Ankara (Turchia), 17 gen. (LaPresse/AP) – Si conclude con una nuova condanna e 18 assoluzioni il processo per l’omicidio del giornalista di origini armene Hrant Dink, che lascia l’amaro in bocca ai familiari e ai sostenitori del reporter. Inviso agli ultranazionalisti turchi perché parlava apertamente di genocidio armeno descrivendo le uccisioni di massa degli armeni da parte dei turchi sotto l’Impero Ottomano, Dink fu assassinato nel 2007 a Istanbul fuori dalla sede del giornale Agos, che dirigeva. Indignazione da parte dei legali della famiglia e degli attivisti per i diritti umani, che dopo la pronuncia della sentenza hanno marciato a centinaia fino alla sede del settimanale, promettendo di radunarsi di nuovo giovedì 19 gennaio in occasione del quinto anniversario dell’omicidio.

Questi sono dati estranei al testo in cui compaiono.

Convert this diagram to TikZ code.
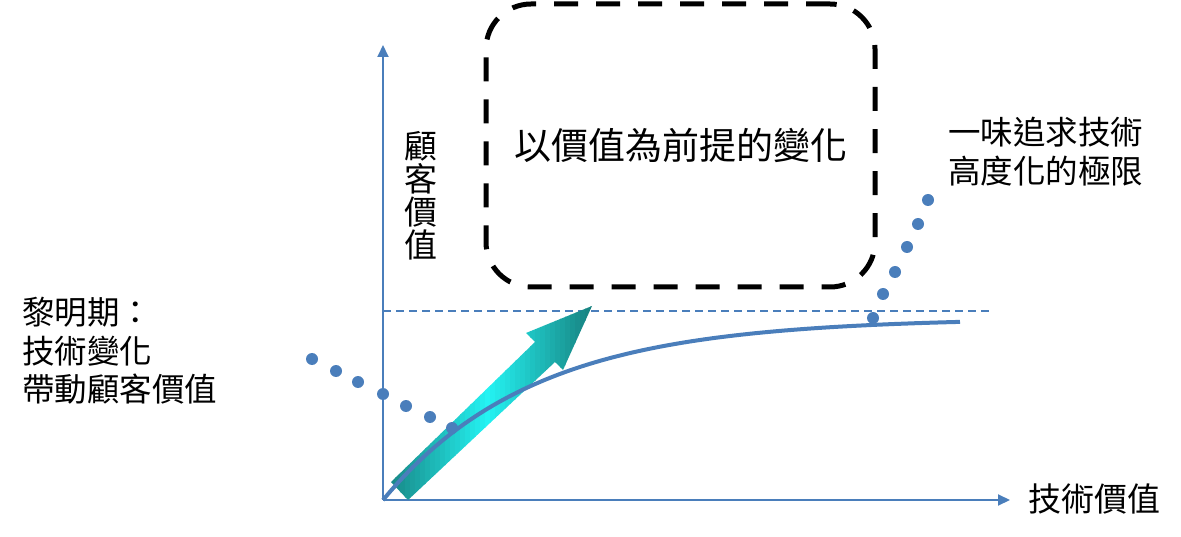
\documentclass[tikz,border=0pt]{standalone}
\usepackage{fontspec}
\setmainfont{Noto Sans CJK TC}
\usetikzlibrary{arrows.meta}
\definecolor{axblue}{HTML}{4A7EBB}
\definecolor{tealdk}{HTML}{17807E}
\definecolor{tealbr}{HTML}{24F4F4}

\begin{document}
\begin{tikzpicture}[x=1pt, y=-1pt,
  ax/.style={draw=axblue, line width=2pt, -{Triangle[length=12pt,width=11pt]}},
  lbl/.style={inner sep=0pt, font=\fontsize{32.5}{38.5}\selectfont, align=left},
  box/.style={draw=black, line width=5pt, dash pattern=on 24pt off 18pt, rounded corners=45pt,
    inner sep=0pt, minimum width=389pt, minimum height=283pt, font=\fontsize{37}{40}\selectfont}]
 \useasboundingbox (0,0) rectangle (1181,537);
 % axes
 \coordinate (o) at (383,500);
 \coordinate (ytop) at (383,45);
 \coordinate (xend) at (1010,500);
 \coordinate (lima) at (383,311);
 \coordinate (limb) at (993,311);
 \draw[ax] (o) -- (ytop);
 \draw[ax] (o) -- (xend);
 \draw[axblue, line width=1.5pt, dash pattern=on 8pt off 5pt] (lima) -- (limb);
 % labels
 \node[lbl, font=\fontsize{33}{33}\selectfont, align=center] (yval) at (421,196) {顧\\客\\價\\值};
 \node[lbl, font=\fontsize{33}{33}\selectfont, anchor=west] (xval) at (1028,499) {技術價值};
 \node[lbl, anchor=west] (dawn) at (22,351) {黎明期：\\技術變化\\帶動顧客價值};
 \node[lbl, anchor=west] (limit) at (948,151.5) {一味追求技術\\高度化的極限};
 \node[box] (chg) at (680.5,145.5) {以價值為前提的變化};
 % big arrow, gradient built from thin strips
 \begin{scope}
  \clip (391,482) -- (535,342) -- (526,333) -- (592,306) -- (563,370) -- (555,362) -- (408,500) -- cycle;
  \foreach \i in {0,...,40} {
   \pgfmathsetmacro\xa{390+5*\i}
   \pgfmathtruncatemacro\mx{max(0,100-100*abs(\xa+2.5-488)/105)}
   \fill[tealbr!\mx!tealdk] (\xa,300) rectangle (\xa+5.6,502);
  }
 \end{scope}
 % value curve
 \draw[axblue, line width=4pt] plot[domain=0:577, samples=80] ({383+\x},{500-182*(1-exp(-\x/150))});
 % dots
 \foreach \p in {(312,359),(336,371),(358,382),(383,394),(406,406),(430,417),(452,428),
                 (873,318),(883,294),(895,272),(907,247),(918,224),(928,200)}
  \fill[axblue] \p circle[radius=6pt];
\end{tikzpicture}
\end{document}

L’esecutore materiale, il giovane Ogun Samast, era stato condannato a 23 anni di prigione per omicidio premeditato lo scorso luglio. La sentenza di oggi riguarda invece Yasin Hayal, ultranazionalista turco condannato all’ergastolo perché ritenuto colpevole di aver incitato a compiere l’omicidio, insomma in quanto mandante. La Corte ha invece deciso di assolvere gli altri 18 imputati e lo stesso Hayal dalle accuse di aver agito su ordine di un’organizzazione terroristica.
La pronuncia di oggi era molto attesa perché il caso è stato seguito come un test per verificare se la magistratura possa indagare in modo completo sulla possibile negligenza da parte delle autorità. Mesi fa, infatti, era emerso che le autorità sapevano del piano dell’omicidio, ma non erano intervenute per impedirlo. Il processo non è riuscito a portare luce nel buio delle presunte connessioni fra i sospettati e alcuni funzionari statali, ha commentato un avvocato della famiglia Dink, Fethiye Cetin. “Il caso non è concluso, per noi ha solo l’inizio”, ha continuato il legale promettendo che presenterà ricorso in appello.

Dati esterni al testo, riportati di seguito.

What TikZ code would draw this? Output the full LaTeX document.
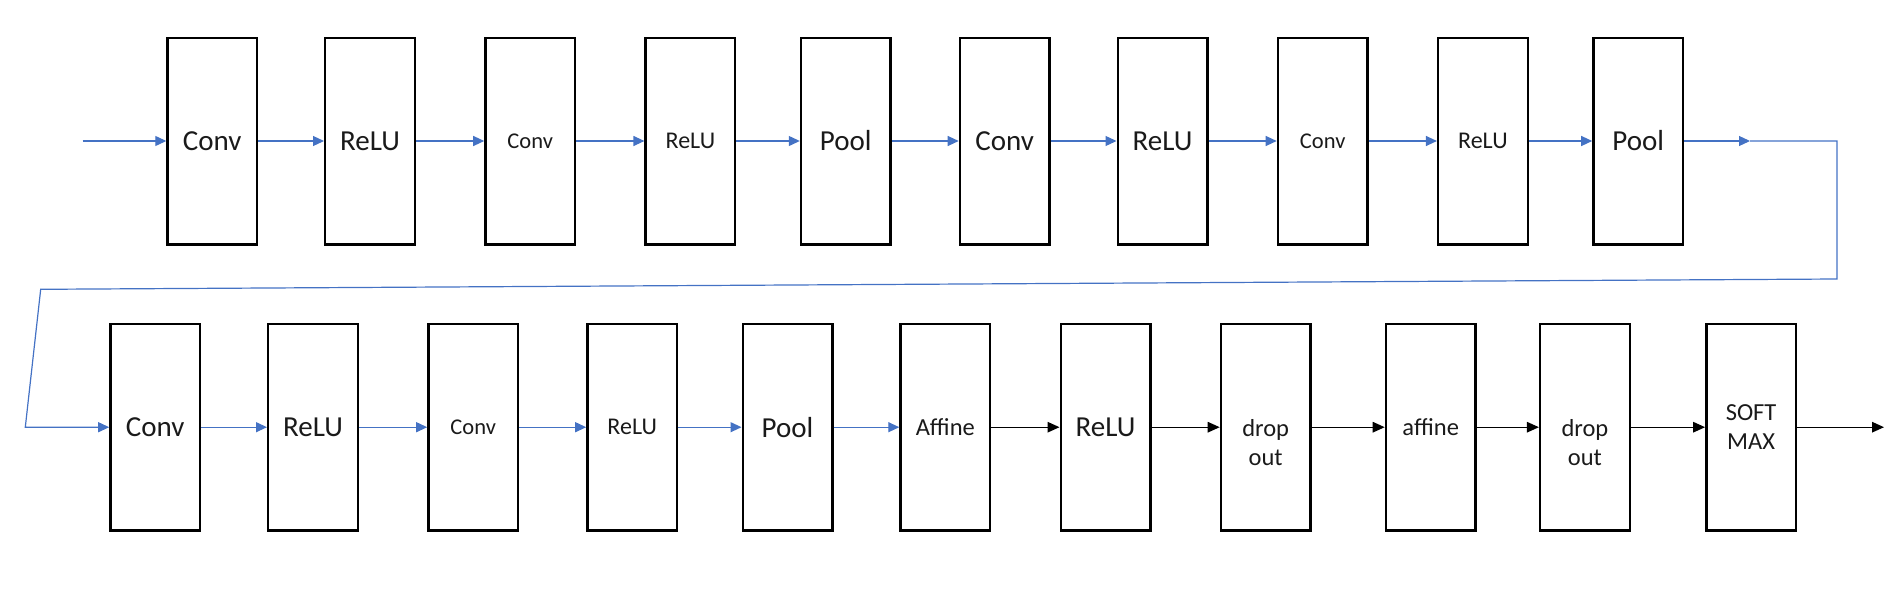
\documentclass[tikz,border=0pt]{standalone}
\usepackage{fontspec}
\setmainfont{Carlito}
\usetikzlibrary{arrows.meta}
\definecolor{arrowblue}{HTML}{4472C4}
\definecolor{txt}{HTML}{1A1A1A}
\begin{document}
\begin{tikzpicture}[x=1pt,y=-1pt,
  blk/.style={draw=black, line width=2.4pt, minimum width=89.6pt, minimum height=206.6pt, inner sep=0pt, text=txt, align=center},
  lbl/.style={inner sep=0pt, text=txt, align=center},
  big/.style={font=\fontsize{29}{34}\selectfont},
  mid/.style={font=\fontsize{24.5}{29}\selectfont},
  sml/.style={font=\fontsize{22.5}{27}\selectfont},
  barrow/.style={draw=arrowblue, line width=1.2pt, line join=miter, -{Triangle[length=11pt,width=10pt]}},
  karrow/.style={draw=black, line width=1.4pt, -{Triangle[length=12pt,width=10.5pt]}}
]
\useasboundingbox (0,0) rectangle (1903,597);
% top row
\node[blk,big] (t1)  at (212.3,141) {Conv};
\node[blk,big] (t2)  at (370.0,141) {ReLU};
\node[blk,sml] (t3)  at (530.2,141) {Conv};
\node[blk,mid,font=\fontsize{24}{29}\selectfont] (t4)  at (690.4,141) {ReLU};
\node[blk,big] (t5)  at (845.8,141) {Pool};
\node[blk,big] (t6)  at (1004.7,141) {Conv};
\node[blk,big] (t7)  at (1162.5,141) {ReLU};
\node[blk,sml] (t8)  at (1322.7,141) {Conv};
\node[blk,font=\fontsize{24}{29}\selectfont] (t9)  at (1482.9,141) {ReLU};
\node[blk,big] (t10) at (1638.2,141) {Pool};
% bottom row
\node[blk,big] (b1)  at (155.2,427.2) {Conv};
\node[blk,big] (b2)  at (313.0,427.2) {ReLU};
\node[blk,sml] (b3)  at (473.2,427.2) {Conv};
\node[blk,font=\fontsize{24}{29}\selectfont] (b4)  at (632.2,427.2) {ReLU};
\node[blk,big] (b5)  at (787.5,427.2) {Pool};
\node[blk,mid] (b6)  at (945.3,427.2) {Affine};
\node[blk,big] (b7)  at (1105.5,427.2) {ReLU};
\node[blk] (b8)  at (1265.7,427.2) {};
\node[lbl,mid] (l8) at ([yshift=-15.5pt]b8.center) {drop\\out};
\node[blk,mid] (b9)  at (1430.7,427.2) {affine};
\node[blk] (b10) at (1584.9,427.2) {};
\node[lbl,mid] (l10) at ([yshift=-15.5pt]b10.center) {drop\\out};
\node[blk,mid] (b11) at (1751.1,427.2) {SOFT\\MAX};
% free ends and bends
\coordinate (in) at (82.5,141);
\coordinate (m1) at (1750,141);
\coordinate (c1) at (1837,141);
\coordinate (c2) at (1837,279);
\coordinate (c3) at (40.7,289.3);
\coordinate (c4) at (25.3,427.2);
\coordinate (out) at (1884,427.2);
% top connectors
\draw[barrow] (in) -- (t1.west);
\draw[barrow] (t1.east) -- (t2.west);
\draw[barrow] (t2.east) -- (t3.west);
\draw[barrow] (t3.east) -- (t4.west);
\draw[barrow] (t4.east) -- (t5.west);
\draw[barrow] (t5.east) -- (t6.west);
\draw[barrow] (t6.east) -- (t7.west);
\draw[barrow] (t7.east) -- (t8.west);
\draw[barrow] (t8.east) -- (t9.west);
\draw[barrow] (t9.east) -- (t10.west);
\draw[barrow] (t10.east) -- (m1);
\draw[barrow] (m1) -- (c1) -- (c2) -- (c3) -- (c4) -- (b1.west);
% bottom connectors
\draw[barrow] (b1.east) -- (b2.west);
\draw[barrow] (b2.east) -- (b3.west);
\draw[barrow] (b3.east) -- (b4.west);
\draw[barrow] (b4.east) -- (b5.west);
\draw[barrow] (b5.east) -- (b6.west);
\draw[karrow] (b6.east) -- (b7.west);
\draw[karrow] (b7.east) -- (b8.west);
\draw[karrow] (b8.east) -- (b9.west);
\draw[karrow] (b9.east) -- (b10.west);
\draw[karrow] (b10.east) -- (b11.west);
\draw[karrow] (b11.east) -- (out);
\end{tikzpicture}
\end{document}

Il caso dell’omicidio di Hrant Dink è un’ulteriore tessera da inserire nel mosaico dei complessi rapporti che la Turchia ha con la nutrita comunità armena cristiana, che conta quasi 60mila persone in un Paese di oltre 70 milioni di abitanti a prevalenza musulmana. I rapporti fra Ankara e Yerevan sono tesi principalmente perché la Turchia si rifiuta di riconoscere come genocidio le uccisioni di massa di armeni risalenti ai primi del ‘900, in cui furono uccise almeno un milione e mezzo di persone. Il mese scorso proprio il genocidio armeno fu alla causa delle tensioni diplomatiche con Parigi, quando l’Assemblea nazionale francese votò a favore del disegno di legge che rende reato la negazione del genocidio armeno, equiparandola alla negazione dell’Olocausto.
L’accusa aveva chiesto l’ergastolo per altri sette sospettati. Fra loro anche Erhan Tuncel, che finora si era profilato come un altro mandante chiave. La Corte, tuttavia, aveva condannato Tuncel a 10 anni e mezzo di prigione per un altro reato, cioè per la sua responsabilità nell’attacco bomba del 2004 a un McDonald’s di Trebisonda, sul mar Nero, e dopo che ha finito di scontare la pena ne aveva ordinato il rilascio in attesa della sentenza.